The VMXNET Enhanced NIC enables additional offloading from the VM to the NIC to enhance performance. This works well for many use cases but causes problems when using TCP MD5 checksums. In my case, turning off “TCP Segmentation Offload” has worked around the problem. Adding a command such as

ethtool -K eth0 tso off
ethtool -K eth0 sg off

to a startup script has worked around the issue to some degree. In an ideal world, the VMXNET driver should allow “tx-checksumming” to be turned off using ethtool aswell.

In fairness to VMware on this one, this issue appears to not be specific to virtual machines but may in fact be observed on physical hardware with NICs providing offload functions.

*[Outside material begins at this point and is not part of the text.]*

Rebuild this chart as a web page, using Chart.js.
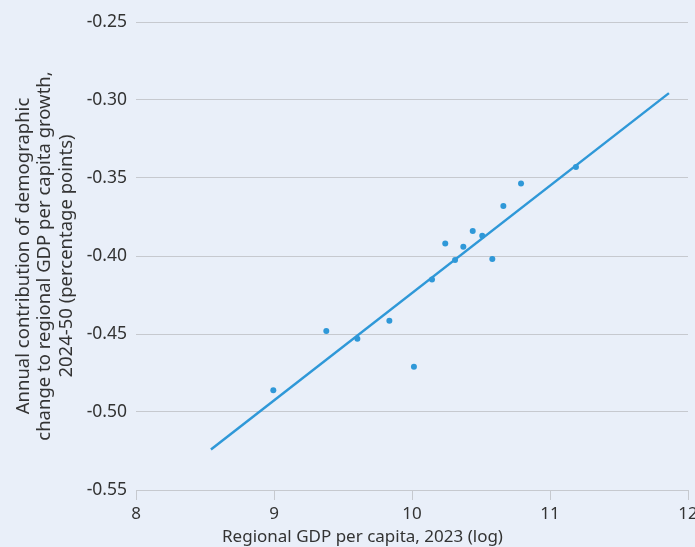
<!DOCTYPE html>
<html>
<head>
<meta charset="utf-8">
<script src="https://cdn.jsdelivr.net/npm/chart.js"></script>
<style>
  html, body { margin: 0; padding: 0; background: #e9eff9; }
  canvas { display: block; }
</style>
</head>
<body>
<canvas id="chart" width="695" height="547"></canvas>
<script>
const gdpLog = [8.995, 9.379, 9.604, 9.836, 10.014, 10.145, 10.241, 10.312, 10.372, 10.440, 10.509, 10.582, 10.662, 10.790, 11.188];
const demoContribution = [-0.486, -0.448, -0.453, -0.4415, -0.471, -0.415, -0.392, -0.4025, -0.394, -0.384, -0.387, -0.402, -0.368, -0.3535, -0.343];
const fitX = [8.543, 11.862];
const fitY = [-0.524, -0.2956];
const xTicks = [8, 9, 10, 11, 12];
const yTicks = [-0.55, -0.50, -0.45, -0.40, -0.35, -0.30, -0.25];

const blue = '#2f98d8';
const textColor = '#333333';
const gridColor = '#c6c9cf';

Chart.defaults.font.family = '"Noto Sans", "Open Sans", sans-serif';
Chart.defaults.color = textColor;

new Chart(document.getElementById('chart'), {
  type: 'scatter',
  data: {
    datasets: [
      {
        label: 'Regions',
        data: gdpLog.map((x, i) => ({ x: x, y: demoContribution[i] })),
        backgroundColor: blue,
        borderWidth: 0,
        pointRadius: 3,
      },
      {
        label: 'Fit',
        data: fitX.map((x, i) => ({ x: x, y: fitY[i] })),
        showLine: true,
        borderColor: blue,
        borderWidth: 2.5,
        pointRadius: 0,
      },
    ],
  },
  options: {
    responsive: false,
    animation: false,
    devicePixelRatio: 1,
    layout: { padding: { top: 22, right: 7, left: 37, bottom: 0 } },
    plugins: {
      legend: { display: false },
      tooltip: { enabled: false },
      // x axis title, centred like the reference (a little left of the plot centre)
      title: {
        display: true,
        position: 'bottom',
        text: 'Regional GDP per capita, 2023 (log)',
        font: { size: 17, weight: 'normal' },
        color: textColor,
        padding: { top: 0, bottom: 0 },
      },
    },
    scales: {
      x: {
        type: 'linear',
        min: 8,
        max: 12,
        afterBuildTicks: scale => { scale.ticks = xTicks.map(v => ({ value: v })); },
        afterFit: scale => {
          scale.height = 36.6;
          scale.paddingLeft = 0;
          scale.paddingRight = 0;
        },
        grid: {
          drawOnChartArea: false,
          drawTicks: true,
          tickLength: 10,
          color: gridColor,
        },
        border: { display: true, color: gridColor },
        ticks: { font: { size: 17 }, padding: 4, color: textColor, autoSkip: false, maxRotation: 0 },
      },
      y: {
        type: 'linear',
        min: -0.55,
        max: -0.25,
        afterBuildTicks: scale => { scale.ticks = yTicks.map(v => ({ value: v })); },
        afterFit: scale => { scale.width = 99; },
        grid: {
          drawTicks: false,
          color: gridColor,
        },
        border: { display: false },
        ticks: {
          font: { size: 17.5 },
          padding: 9,
          color: textColor,
          autoSkip: false,
          callback: v => v.toFixed(2),
        },
        title: {
          display: true,
          text: ['Annual contribution of demographic', 'change to regional GDP per capita growth,', '2024-50 (percentage points)'],
          font: { size: 18.5, lineHeight: 1.16 },
          padding: { top: -24, bottom: 0 },
          color: textColor,
        },
      },
    },
  },
});
</script>
</body>
</html>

Having used the above two ethtool commands, to allow the BGP session to be established, I still continue to see the following errors on the Cisco router:

TCP0: bad seg from x.x.x.x -- no MD5 string: port 179 seq
%TCP-6-BADAUTH: No MD5 digest from

%TCP-6-BADAUTH: Invalid MD5 digest from

 

Interestingly, using the flexible and hence original VMXNET VNIC within the VM (but oddly the same actual VMXNET driver binary!!) tx-checksumming and scatter-gather is enabled for the NIC:

$ ethtool -k eth0
Offload parameters for eth0:
Cannot get device rx csum settings: Operation not supported
rx-checksumming: off
tx-checksumming: on
scatter-gather: on
tcp segmentation offload: off
udp fragmentation offload: off
generic segmentation offload: off
$

For the record, all the above is using the latest ESX 3.5 VMware tools build 317866 from VMwareTools-3.5.0-317866.tar.gz.

 

Doing a tcpdump (from a physical server) of the traffic between the router and the VM reveals that packets which leave the VM with a valid MD5 signature (as per tcpdump from within the VM) arrive on the wire with an invalid MD5 signature (tcpdump -s0 -M md5password port 179). This indicates that VMware ESXi may infact be altering the packets between the VM and the wire in some way which is invalidating the MD5 signature 🙁

For now, some errors with an established session is better than lots of errors and no BGP session. Ideally there would be no errors being logged by the Cisco router.